Fauriel was a historian of literature, but shortly after coming into contact with Sophie and her circle, he turned to philosophy, and started working on a history of Stoicism. The manuscript for this was lost, in 1814, and nothing came of it. At the time Cabanis wrote his Letter to Fauriel, it would have been just in its beginnings.
The Letter to Fauriel is about Stoicism – what they got right, what they got wrong. Cabanis is defending a vitalist thesis derived from the Stoic view that divine reason permeates the universe. And he commands the Stoic moral view that to live well is to do as much good to others as one can. But he objects to one interpretation of Stoicism which says that pain is not an evil. If it were not, then we would have no reason to want help those in pain.
The focus on pain and morality, on the role of reason in the development of sympathy for all (a moral and political cosmopolitanism) is highly reminiscent of the Letters on Sympathy published by Sophie in 1798.
Fauriel’s interest no doubt prompted Cabanis’s Letter, but its contents are more of a continuation of a dialogue with Grouchy than they are with her young lover.
One remark, in particular, makes the link clear.
“No one knows better than you” he tells Fauriel, how important the study of religious beliefs is to history. Cabanis then goes on to describe something very like Condorcet’s Sketch of Human Progress, the philosopher’s last work, and one that had been edited, and even perhaps written in collaboration with Sophie de Grouchy.
Of course none of this can be found in commentaries on Cabanis or Fauriel. Sophie de Grouchy’s very real, very substantial influence is made to disappear or is made out to be nothing more than the hosting of a salon in which brilliant men could develop their ideas.

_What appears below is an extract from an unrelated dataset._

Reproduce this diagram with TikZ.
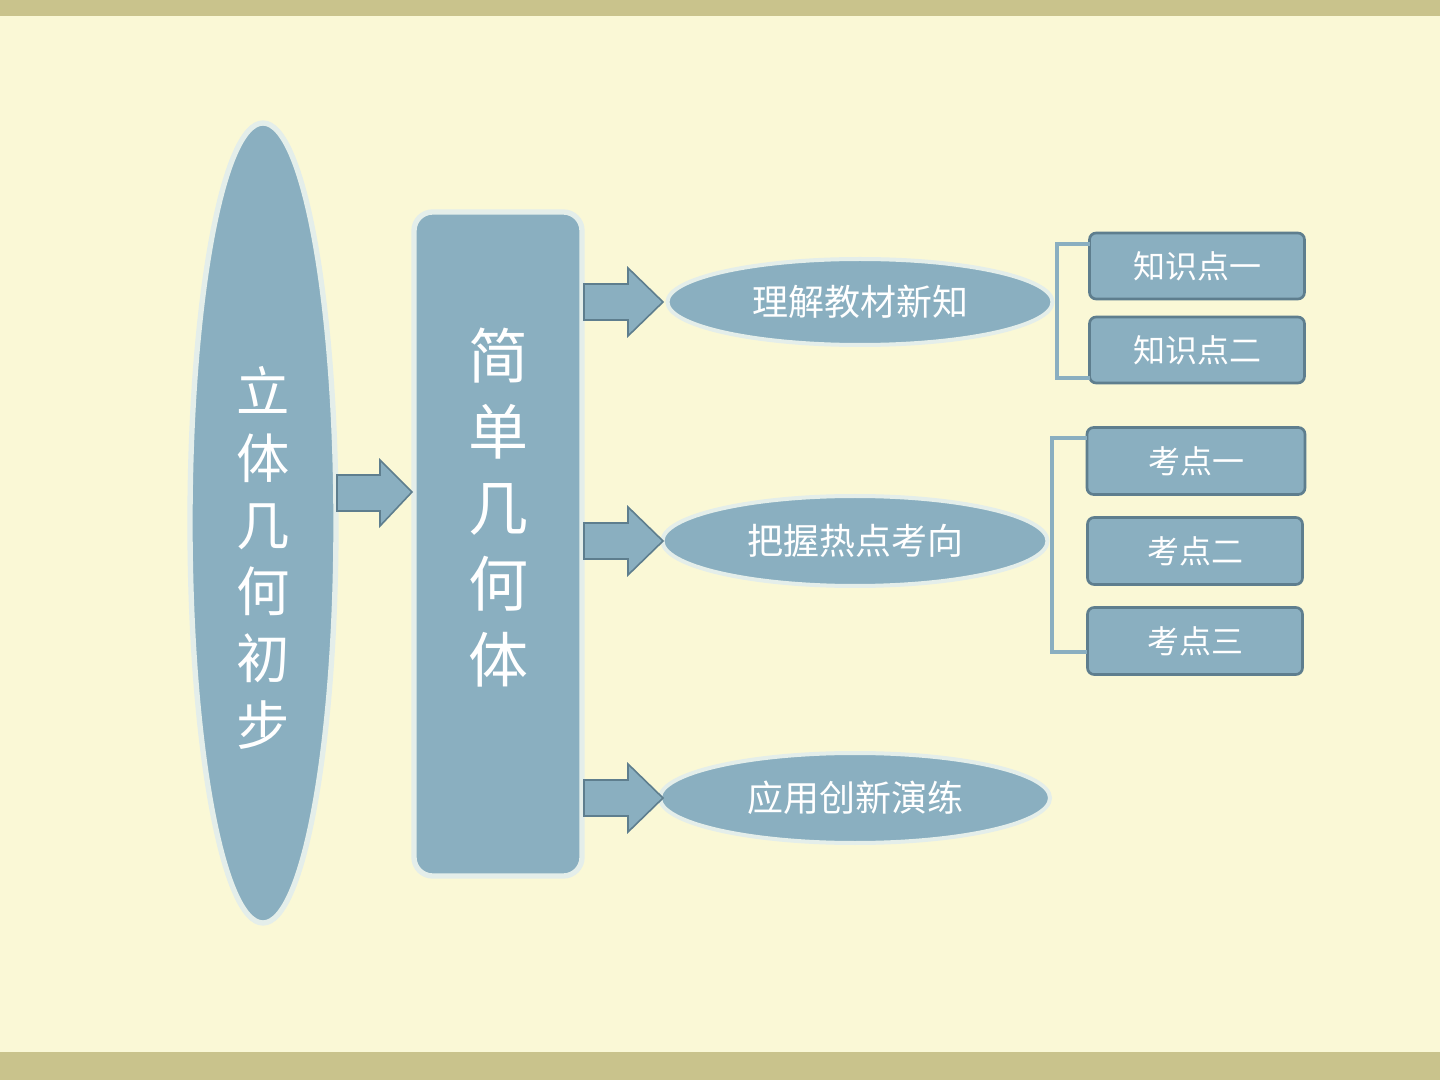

And she is not the only woman author to have been wiped out of this particular bit of the history of philosophy. Benjamin Constant is cited by several commentators (Sainte-Beuve, and Guillois in the later 19thcentury) as having been influential in a debate between Fauriel and Cabanis. However, his own partner, Germaine de Stael is not cited, even though it is was because he had been writing an essay about her work that Fauriel was introduced to Grouchy’s circle.